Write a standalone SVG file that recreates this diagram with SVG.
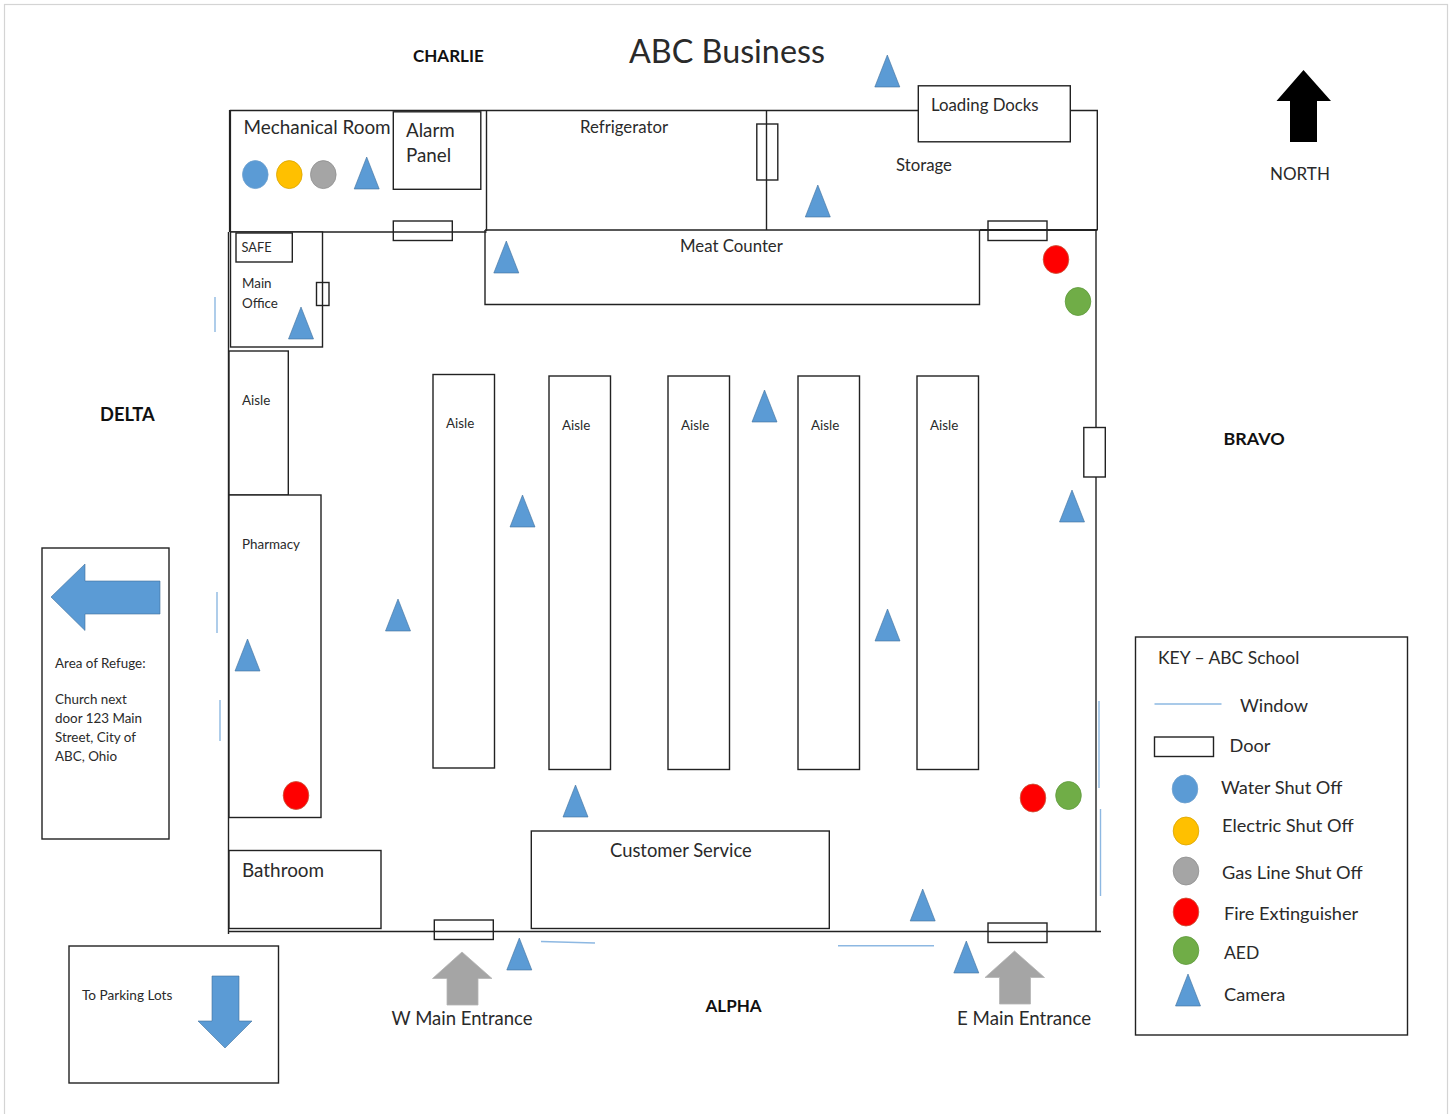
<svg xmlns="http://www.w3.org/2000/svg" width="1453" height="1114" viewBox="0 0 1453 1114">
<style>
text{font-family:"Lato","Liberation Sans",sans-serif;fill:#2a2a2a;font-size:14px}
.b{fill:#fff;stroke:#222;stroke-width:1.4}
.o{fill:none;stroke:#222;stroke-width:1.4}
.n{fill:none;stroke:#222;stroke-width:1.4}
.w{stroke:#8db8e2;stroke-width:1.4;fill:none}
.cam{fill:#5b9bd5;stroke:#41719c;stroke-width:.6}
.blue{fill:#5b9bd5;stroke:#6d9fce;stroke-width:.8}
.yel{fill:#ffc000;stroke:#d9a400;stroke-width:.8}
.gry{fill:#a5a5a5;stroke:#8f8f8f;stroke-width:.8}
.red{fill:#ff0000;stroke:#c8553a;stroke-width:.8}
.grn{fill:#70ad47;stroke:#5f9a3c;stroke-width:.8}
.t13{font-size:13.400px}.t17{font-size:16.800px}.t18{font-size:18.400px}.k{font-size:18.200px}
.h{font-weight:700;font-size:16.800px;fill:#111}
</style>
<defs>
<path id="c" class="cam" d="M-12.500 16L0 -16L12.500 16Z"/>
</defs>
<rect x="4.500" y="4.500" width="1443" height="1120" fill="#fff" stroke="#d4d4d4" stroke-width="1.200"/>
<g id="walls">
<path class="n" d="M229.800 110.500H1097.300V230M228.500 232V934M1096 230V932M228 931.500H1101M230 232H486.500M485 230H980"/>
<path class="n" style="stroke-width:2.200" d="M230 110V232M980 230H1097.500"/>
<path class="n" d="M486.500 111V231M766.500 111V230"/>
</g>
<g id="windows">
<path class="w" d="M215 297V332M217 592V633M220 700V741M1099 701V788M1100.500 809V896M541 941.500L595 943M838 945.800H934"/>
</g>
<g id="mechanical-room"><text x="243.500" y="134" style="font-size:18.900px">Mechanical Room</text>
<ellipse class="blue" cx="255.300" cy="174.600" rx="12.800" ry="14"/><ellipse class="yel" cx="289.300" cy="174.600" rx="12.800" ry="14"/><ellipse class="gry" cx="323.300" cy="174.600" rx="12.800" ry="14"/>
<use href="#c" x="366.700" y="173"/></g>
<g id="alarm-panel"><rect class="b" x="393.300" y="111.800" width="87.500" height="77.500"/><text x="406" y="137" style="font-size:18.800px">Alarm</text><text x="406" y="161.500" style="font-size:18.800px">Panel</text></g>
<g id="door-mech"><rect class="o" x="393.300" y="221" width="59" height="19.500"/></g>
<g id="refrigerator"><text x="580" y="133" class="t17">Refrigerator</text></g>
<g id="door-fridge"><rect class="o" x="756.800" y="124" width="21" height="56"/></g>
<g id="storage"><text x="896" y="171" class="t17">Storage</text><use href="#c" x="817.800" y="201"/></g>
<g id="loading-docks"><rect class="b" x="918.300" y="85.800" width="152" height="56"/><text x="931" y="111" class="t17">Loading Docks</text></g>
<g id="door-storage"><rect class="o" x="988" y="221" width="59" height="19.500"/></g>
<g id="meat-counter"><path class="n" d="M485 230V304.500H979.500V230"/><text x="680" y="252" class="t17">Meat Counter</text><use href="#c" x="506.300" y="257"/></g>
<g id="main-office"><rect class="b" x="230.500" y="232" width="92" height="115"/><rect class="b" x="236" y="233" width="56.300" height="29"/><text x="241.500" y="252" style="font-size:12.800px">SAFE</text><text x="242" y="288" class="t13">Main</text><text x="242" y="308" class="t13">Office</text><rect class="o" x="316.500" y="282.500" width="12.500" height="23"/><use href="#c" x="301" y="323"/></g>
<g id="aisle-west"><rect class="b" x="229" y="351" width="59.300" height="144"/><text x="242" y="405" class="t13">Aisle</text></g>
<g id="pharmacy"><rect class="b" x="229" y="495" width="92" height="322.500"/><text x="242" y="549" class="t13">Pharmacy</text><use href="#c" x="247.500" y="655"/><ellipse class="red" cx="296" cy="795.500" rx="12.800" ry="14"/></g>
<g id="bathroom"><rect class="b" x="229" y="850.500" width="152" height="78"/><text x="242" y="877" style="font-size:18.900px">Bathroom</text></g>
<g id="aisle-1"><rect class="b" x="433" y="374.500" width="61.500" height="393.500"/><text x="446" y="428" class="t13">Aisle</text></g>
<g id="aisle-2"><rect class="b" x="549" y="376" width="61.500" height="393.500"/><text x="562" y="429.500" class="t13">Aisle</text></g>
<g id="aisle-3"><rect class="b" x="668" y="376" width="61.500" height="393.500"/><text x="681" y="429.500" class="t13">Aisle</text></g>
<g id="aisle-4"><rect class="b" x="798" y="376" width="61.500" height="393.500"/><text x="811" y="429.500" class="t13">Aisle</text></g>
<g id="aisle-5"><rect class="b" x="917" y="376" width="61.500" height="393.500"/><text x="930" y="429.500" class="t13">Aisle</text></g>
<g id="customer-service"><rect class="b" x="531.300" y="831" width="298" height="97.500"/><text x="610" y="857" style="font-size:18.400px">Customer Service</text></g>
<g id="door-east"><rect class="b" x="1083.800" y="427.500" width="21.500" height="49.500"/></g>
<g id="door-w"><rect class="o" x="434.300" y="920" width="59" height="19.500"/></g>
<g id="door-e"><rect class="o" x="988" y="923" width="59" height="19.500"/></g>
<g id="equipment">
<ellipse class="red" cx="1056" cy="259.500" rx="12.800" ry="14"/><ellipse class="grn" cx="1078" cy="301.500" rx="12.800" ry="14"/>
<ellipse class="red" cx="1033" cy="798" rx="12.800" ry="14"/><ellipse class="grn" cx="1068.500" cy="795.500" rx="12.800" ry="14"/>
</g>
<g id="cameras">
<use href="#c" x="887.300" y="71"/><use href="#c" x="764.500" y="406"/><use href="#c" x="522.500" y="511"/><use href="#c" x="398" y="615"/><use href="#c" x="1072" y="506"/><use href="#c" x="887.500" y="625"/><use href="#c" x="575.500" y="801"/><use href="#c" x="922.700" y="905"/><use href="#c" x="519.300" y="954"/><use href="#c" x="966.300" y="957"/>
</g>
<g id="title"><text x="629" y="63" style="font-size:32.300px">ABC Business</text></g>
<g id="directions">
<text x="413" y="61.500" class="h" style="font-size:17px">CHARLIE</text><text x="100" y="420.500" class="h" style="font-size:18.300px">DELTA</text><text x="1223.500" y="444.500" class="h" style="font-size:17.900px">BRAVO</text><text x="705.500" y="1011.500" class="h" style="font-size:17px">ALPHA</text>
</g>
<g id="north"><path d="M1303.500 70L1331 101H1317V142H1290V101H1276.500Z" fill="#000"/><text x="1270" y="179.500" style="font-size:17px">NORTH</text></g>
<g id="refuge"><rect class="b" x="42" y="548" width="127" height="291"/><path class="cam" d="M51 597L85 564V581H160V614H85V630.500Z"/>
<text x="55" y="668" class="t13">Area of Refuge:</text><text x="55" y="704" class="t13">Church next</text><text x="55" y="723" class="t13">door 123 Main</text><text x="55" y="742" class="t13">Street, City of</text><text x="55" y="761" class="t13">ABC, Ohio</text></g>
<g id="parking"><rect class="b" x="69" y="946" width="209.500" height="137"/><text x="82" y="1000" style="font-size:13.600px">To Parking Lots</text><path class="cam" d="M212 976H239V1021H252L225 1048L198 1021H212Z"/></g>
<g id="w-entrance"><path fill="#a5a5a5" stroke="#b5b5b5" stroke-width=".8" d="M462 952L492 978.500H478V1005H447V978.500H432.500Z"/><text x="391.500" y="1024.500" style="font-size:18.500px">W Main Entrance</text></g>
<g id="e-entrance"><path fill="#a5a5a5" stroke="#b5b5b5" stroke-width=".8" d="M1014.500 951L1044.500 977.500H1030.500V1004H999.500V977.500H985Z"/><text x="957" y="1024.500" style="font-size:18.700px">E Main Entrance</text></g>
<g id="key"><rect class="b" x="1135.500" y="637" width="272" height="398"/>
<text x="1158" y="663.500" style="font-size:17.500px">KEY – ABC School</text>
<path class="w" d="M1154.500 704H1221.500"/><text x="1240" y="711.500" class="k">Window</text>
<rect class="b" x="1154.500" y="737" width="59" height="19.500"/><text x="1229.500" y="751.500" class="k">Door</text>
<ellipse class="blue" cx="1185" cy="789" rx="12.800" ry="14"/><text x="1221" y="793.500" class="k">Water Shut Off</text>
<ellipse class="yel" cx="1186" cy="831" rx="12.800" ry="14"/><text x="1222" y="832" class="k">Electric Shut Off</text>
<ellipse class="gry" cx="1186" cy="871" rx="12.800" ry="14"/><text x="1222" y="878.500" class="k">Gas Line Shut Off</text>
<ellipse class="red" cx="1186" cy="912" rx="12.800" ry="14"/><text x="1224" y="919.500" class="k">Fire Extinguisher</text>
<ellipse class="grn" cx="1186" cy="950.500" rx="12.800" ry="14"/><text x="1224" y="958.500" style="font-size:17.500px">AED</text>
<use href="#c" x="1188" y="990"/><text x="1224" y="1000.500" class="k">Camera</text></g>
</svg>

|---|

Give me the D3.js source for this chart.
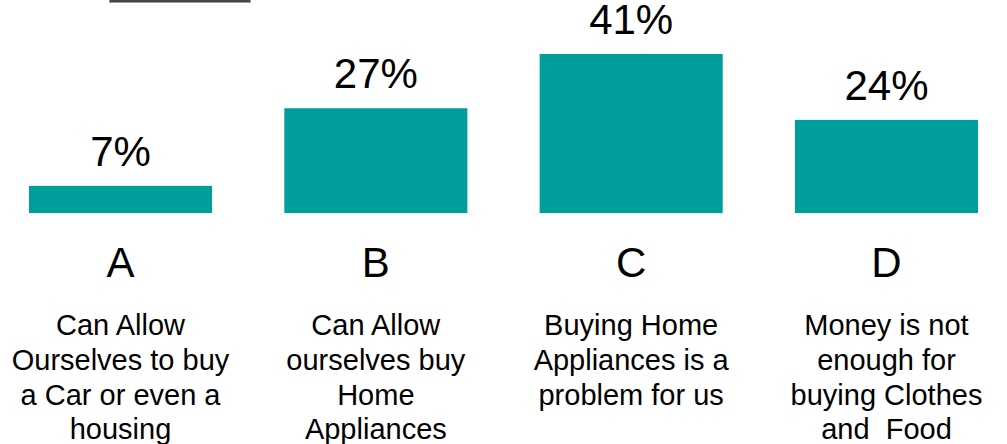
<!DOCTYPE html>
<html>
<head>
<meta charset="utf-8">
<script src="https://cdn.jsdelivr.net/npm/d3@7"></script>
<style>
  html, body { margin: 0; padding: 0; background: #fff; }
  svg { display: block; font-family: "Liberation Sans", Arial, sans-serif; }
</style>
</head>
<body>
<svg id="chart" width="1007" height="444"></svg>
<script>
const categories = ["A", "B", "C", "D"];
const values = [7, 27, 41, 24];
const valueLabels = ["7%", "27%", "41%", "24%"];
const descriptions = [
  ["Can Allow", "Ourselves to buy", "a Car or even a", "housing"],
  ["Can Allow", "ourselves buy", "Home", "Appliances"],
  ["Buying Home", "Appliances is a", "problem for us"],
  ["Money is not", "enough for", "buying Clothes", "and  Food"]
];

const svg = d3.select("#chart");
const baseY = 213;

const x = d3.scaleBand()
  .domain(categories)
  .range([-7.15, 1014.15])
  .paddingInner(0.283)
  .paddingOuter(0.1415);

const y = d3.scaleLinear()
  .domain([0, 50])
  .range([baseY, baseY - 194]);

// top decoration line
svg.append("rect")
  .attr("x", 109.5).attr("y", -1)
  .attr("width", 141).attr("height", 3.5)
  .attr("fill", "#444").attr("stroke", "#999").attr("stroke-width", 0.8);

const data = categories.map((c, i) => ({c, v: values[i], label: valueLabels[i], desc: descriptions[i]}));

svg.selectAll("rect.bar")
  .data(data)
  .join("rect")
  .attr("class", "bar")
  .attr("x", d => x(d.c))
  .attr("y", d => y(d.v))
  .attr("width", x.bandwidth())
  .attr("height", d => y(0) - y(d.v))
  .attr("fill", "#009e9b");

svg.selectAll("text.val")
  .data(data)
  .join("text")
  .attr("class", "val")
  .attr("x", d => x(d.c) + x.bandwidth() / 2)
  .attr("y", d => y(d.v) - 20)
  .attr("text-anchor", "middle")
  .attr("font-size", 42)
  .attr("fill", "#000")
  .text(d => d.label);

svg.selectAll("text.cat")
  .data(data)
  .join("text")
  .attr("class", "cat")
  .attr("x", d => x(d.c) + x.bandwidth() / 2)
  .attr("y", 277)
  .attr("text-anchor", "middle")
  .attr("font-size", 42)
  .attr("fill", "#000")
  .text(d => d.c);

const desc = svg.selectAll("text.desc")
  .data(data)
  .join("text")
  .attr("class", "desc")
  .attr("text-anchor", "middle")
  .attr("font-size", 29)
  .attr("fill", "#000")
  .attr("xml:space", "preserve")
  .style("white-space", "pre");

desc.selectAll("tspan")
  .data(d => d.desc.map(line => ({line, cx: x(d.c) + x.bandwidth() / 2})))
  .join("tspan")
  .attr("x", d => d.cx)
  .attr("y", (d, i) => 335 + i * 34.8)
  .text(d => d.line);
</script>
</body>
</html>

|---|

▸ GIVEN REQUEST: Which lines hold the word "this"? Copy every one of them.

▸ REPLY:
Write a standalone SVG file that recreates this diagram with SVG.
Give me the D3.js source for this chart.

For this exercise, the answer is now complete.